[Stored data]:
####################

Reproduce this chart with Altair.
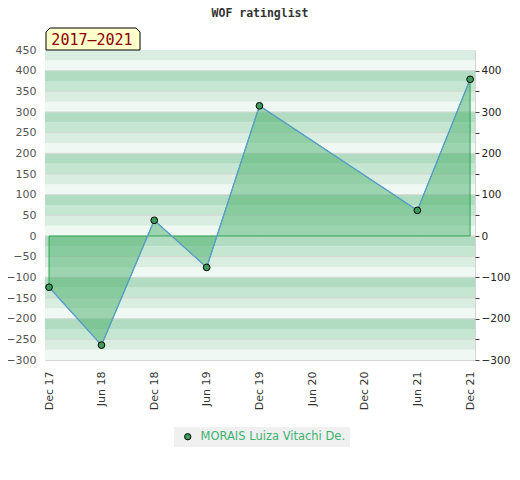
import altair as alt
import pandas as pd

# ---- data ----
dates = ["2017-12-01", "2018-06-01", "2018-12-01", "2019-06-01",
         "2019-12-01", "2021-06-01", "2021-12-01"]
ratings = [-124, -264, 38, -76, 315, 62, 379]
player_name = "MORAIS Luiza Vitachi De."
tick_dates = ["2017-12-01", "2018-06-01", "2018-12-01", "2019-06-01", "2019-12-01",
              "2020-06-01", "2020-12-01", "2021-06-01", "2021-12-01"]
left_ticks = list(range(-300, 451, 50))
right_ticks = list(range(-300, 401, 50))
title_text = "WOF ratinglist"
period_text = "2017–2021"


def ms(d):
    return int(pd.Timestamp(d, tz="UTC").value // 10**6)


df = pd.DataFrame({"date": dates, "rating": ratings,
                   "player": [player_name] * len(dates)})

# background stripes (decoration)
band_colors = {0: "#b2dcc1", 75: "#c5e6d0", 50: "#d9eee1", 25: "#eff8f2"}
bands = pd.DataFrame([{"lo": t - 25, "hi": t, "shade": band_colors[t % 100]}
                      for t in range(-275, 451, 25)])
grid_df = pd.DataFrame({"g": list(range(-250, 401, 50))})

yscale = alt.Scale(domain=[-300, 450], nice=False, zero=False)
yaxis = alt.Axis(values=left_ticks, title=None, ticks=False, domain=False, grid=False,
                 labelPadding=9, labelColor="#555", labelFontSize=11,
                 labelFont="DejaVu Sans", labelOverlap=False)
xscale = alt.Scale(type="utc", domain=[ms("2017-11-17"), ms("2021-12-18")])
xaxis = alt.Axis(values=[ms(d) for d in tick_dates],
                 labelExpr="utcFormat(datum.value, '%b %y')",
                 labelAngle=270, ticks=False, domain=False, grid=False, labelPadding=11,
                 labelColor="#333", labelFontSize=11, labelFont="DejaVu Sans",
                 labelFlush=False, labelOverlap=False, title=None)
X = alt.X("date:T", scale=xscale, axis=xaxis)
Y = alt.Y("rating:Q", scale=yscale, axis=yaxis)

bands_layer = alt.Chart(bands).mark_rect().encode(
    x=alt.value(0), x2=alt.value("width"),
    y=alt.Y("lo:Q", scale=yscale, axis=yaxis), y2="hi:Q",
    fill=alt.Fill("shade:N", scale=None))

grid_layer = alt.Chart(grid_df).mark_rule(color="#d6d6d6", strokeWidth=1).encode(
    x=alt.value(0), x2=alt.value("width"),
    y=alt.Y("g:Q", scale=yscale, axis=yaxis))

area_layer = alt.Chart(df).mark_area(fill="#4caf6e", fillOpacity=0.5,
                                     stroke="#27a84f", strokeWidth=1).encode(
    x=X, y=Y, y2=alt.datum(0))

line_layer = alt.Chart(df).mark_line(color="#5b9bd5", strokeWidth=1.2).encode(x=X, y=Y)

point_layer = alt.Chart(df).mark_point(filled=True, size=45, stroke="black",
                                       strokeWidth=1, opacity=1).encode(
    x=X, y=Y,
    color=alt.Color("player:N", scale=alt.Scale(domain=[player_name], range=["#3d9c5c"]),
                    legend=alt.Legend(orient="none", legendX=129, legendY=377, title=None,
                                      fillColor="#f0f0f0", padding=4, symbolOffset=4,
                                      labelOffset=7,
                                      labelColor="#3cb371", labelFontSize=11.5,
                                      labelFont="DejaVu Sans", symbolType="circle",
                                      symbolSize=40, symbolStrokeColor="black",
                                      symbolStrokeWidth=1, symbolOpacity=1)))

box_path = "M-1,0.234L-1,-0.149L-0.915,-0.234L0.915,-0.234L1,-0.149L1,0.234Z"
label_data = alt.Data(values=[{"t": period_text}])
box_layer = alt.Chart(label_data).mark_point(
    shape=box_path, size=94 * 94, filled=True, fill="#ffffcc", stroke="black",
    strokeWidth=1, opacity=1).encode(x=alt.value(48), y=alt.value(-11))
box_text = alt.Chart(label_data).mark_text(
    font="DejaVu Sans Mono", fontSize=15, color="#8b0000", align="center",
    baseline="middle").encode(x=alt.value(47), y=alt.value(-10), text="t:N")

inner = alt.layer(bands_layer, grid_layer, area_layer, line_layer, point_layer,
                  box_layer, box_text)

right_layer = alt.Chart(df).mark_point(opacity=0).encode(
    x=X,
    y=alt.Y("rating:Q", scale=yscale,
            axis=alt.Axis(orient="right", values=right_ticks,
                          labelExpr="datum.value % 100 == 0 ? datum.label : ''",
                          title=None, domain=False, tickSize=4, tickColor="#444",
                          labelColor="#222", labelPadding=2, labelFontSize=10.5,
                          labelFont="DejaVu Sans", grid=False, labelOverlap=False)))

chart = alt.layer(inner, right_layer).resolve_scale(y="independent").properties(
    width=430, height=310,
    title=alt.TitleParams(text=title_text, font="DejaVu Sans Mono", fontSize=11.5,
                          fontWeight="bold", color="#333", frame="group", dy=-3),
    padding={"left": 37, "top": 42, "right": 37, "bottom": 100},
    autosize="none",
).configure_view(stroke="#d4d4d4")

chart.save("out.html", embed_options={"renderer": "svg", "actions": False})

####################

[Problem description]: Restate the whole listing above exactly, please, omitting every image.

[Exercise response]:
Reproduce this chart with Altair.
import altair as alt
import pandas as pd

# ---- data ----
dates = ["2017-12-01", "2018-06-01", "2018-12-01", "2019-06-01",
         "2019-12-01", "2021-06-01", "2021-12-01"]
ratings = [-124, -264, 38, -76, 315, 62, 379]
player_name = "MORAIS Luiza Vitachi De."
tick_dates = ["2017-12-01", "2018-06-01", "2018-12-01", "2019-06-01", "2019-12-01",
              "2020-06-01", "2020-12-01", "2021-06-01", "2021-12-01"]
left_ticks = list(range(-300, 451, 50))
right_ticks = list(range(-300, 401, 50))
title_text = "WOF ratinglist"
period_text = "2017–2021"


def ms(d):
    return int(pd.Timestamp(d, tz="UTC").value // 10**6)


df = pd.DataFrame({"date": dates, "rating": ratings,
                   "player": [player_name] * len(dates)})

# background stripes (decoration)
band_colors = {0: "#b2dcc1", 75: "#c5e6d0", 50: "#d9eee1", 25: "#eff8f2"}
bands = pd.DataFrame([{"lo": t - 25, "hi": t, "shade": band_colors[t % 100]}
                      for t in range(-275, 451, 25)])
grid_df = pd.DataFrame({"g": list(range(-250, 401, 50))})

yscale = alt.Scale(domain=[-300, 450], nice=False, zero=False)
yaxis = alt.Axis(values=left_ticks, title=None, ticks=False, domain=False, grid=False,
                 labelPadding=9, labelColor="#555", labelFontSize=11,
                 labelFont="DejaVu Sans", labelOverlap=False)
xscale = alt.Scale(type="utc", domain=[ms("2017-11-17"), ms("2021-12-18")])
xaxis = alt.Axis(values=[ms(d) for d in tick_dates],
                 labelExpr="utcFormat(datum.value, '%b %y')",
                 labelAngle=270, ticks=False, domain=False, grid=False, labelPadding=11,
                 labelColor="#333", labelFontSize=11, labelFont="DejaVu Sans",
                 labelFlush=False, labelOverlap=False, title=None)
X = alt.X("date:T", scale=xscale, axis=xaxis)
Y = alt.Y("rating:Q", scale=yscale, axis=yaxis)

bands_layer = alt.Chart(bands).mark_rect().encode(
    x=alt.value(0), x2=alt.value("width"),
    y=alt.Y("lo:Q", scale=yscale, axis=yaxis), y2="hi:Q",
    fill=alt.Fill("shade:N", scale=None))

grid_layer = alt.Chart(grid_df).mark_rule(color="#d6d6d6", strokeWidth=1).encode(
    x=alt.value(0), x2=alt.value("width"),
    y=alt.Y("g:Q", scale=yscale, axis=yaxis))

area_layer = alt.Chart(df).mark_area(fill="#4caf6e", fillOpacity=0.5,
                                     stroke="#27a84f", strokeWidth=1).encode(
    x=X, y=Y, y2=alt.datum(0))

line_layer = alt.Chart(df).mark_line(color="#5b9bd5", strokeWidth=1.2).encode(x=X, y=Y)

point_layer = alt.Chart(df).mark_point(filled=True, size=45, stroke="black",
                                       strokeWidth=1, opacity=1).encode(
    x=X, y=Y,
    color=alt.Color("player:N", scale=alt.Scale(domain=[player_name], range=["#3d9c5c"]),
                    legend=alt.Legend(orient="none", legendX=129, legendY=377, title=None,
                                      fillColor="#f0f0f0", padding=4, symbolOffset=4,
                                      labelOffset=7,
                                      labelColor="#3cb371", labelFontSize=11.5,
                                      labelFont="DejaVu Sans", symbolType="circle",
                                      symbolSize=40, symbolStrokeColor="black",
                                      symbolStrokeWidth=1, symbolOpacity=1)))

box_path = "M-1,0.234L-1,-0.149L-0.915,-0.234L0.915,-0.234L1,-0.149L1,0.234Z"
label_data = alt.Data(values=[{"t": period_text}])
box_layer = alt.Chart(label_data).mark_point(
    shape=box_path, size=94 * 94, filled=True, fill="#ffffcc", stroke="black",
    strokeWidth=1, opacity=1).encode(x=alt.value(48), y=alt.value(-11))
box_text = alt.Chart(label_data).mark_text(
    font="DejaVu Sans Mono", fontSize=15, color="#8b0000", align="center",
    baseline="middle").encode(x=alt.value(47), y=alt.value(-10), text="t:N")

inner = alt.layer(bands_layer, grid_layer, area_layer, line_layer, point_layer,
                  box_layer, box_text)

right_layer = alt.Chart(df).mark_point(opacity=0).encode(
    x=X,
    y=alt.Y("rating:Q", scale=yscale,
            axis=alt.Axis(orient="right", values=right_ticks,
                          labelExpr="datum.value % 100 == 0 ? datum.label : ''",
                          title=None, domain=False, tickSize=4, tickColor="#444",
                          labelColor="#222", labelPadding=2, labelFontSize=10.5,
                          labelFont="DejaVu Sans", grid=False, labelOverlap=False)))

chart = alt.layer(inner, right_layer).resolve_scale(y="independent").properties(
    width=430, height=310,
    title=alt.TitleParams(text=title_text, font="DejaVu Sans Mono", fontSize=11.5,
                          fontWeight="bold", color="#333", frame="group", dy=-3),
    padding={"left": 37, "top": 42, "right": 37, "bottom": 100},
    autosize="none",
).configure_view(stroke="#d4d4d4")

chart.save("out.html", embed_options={"renderer": "svg", "actions": False})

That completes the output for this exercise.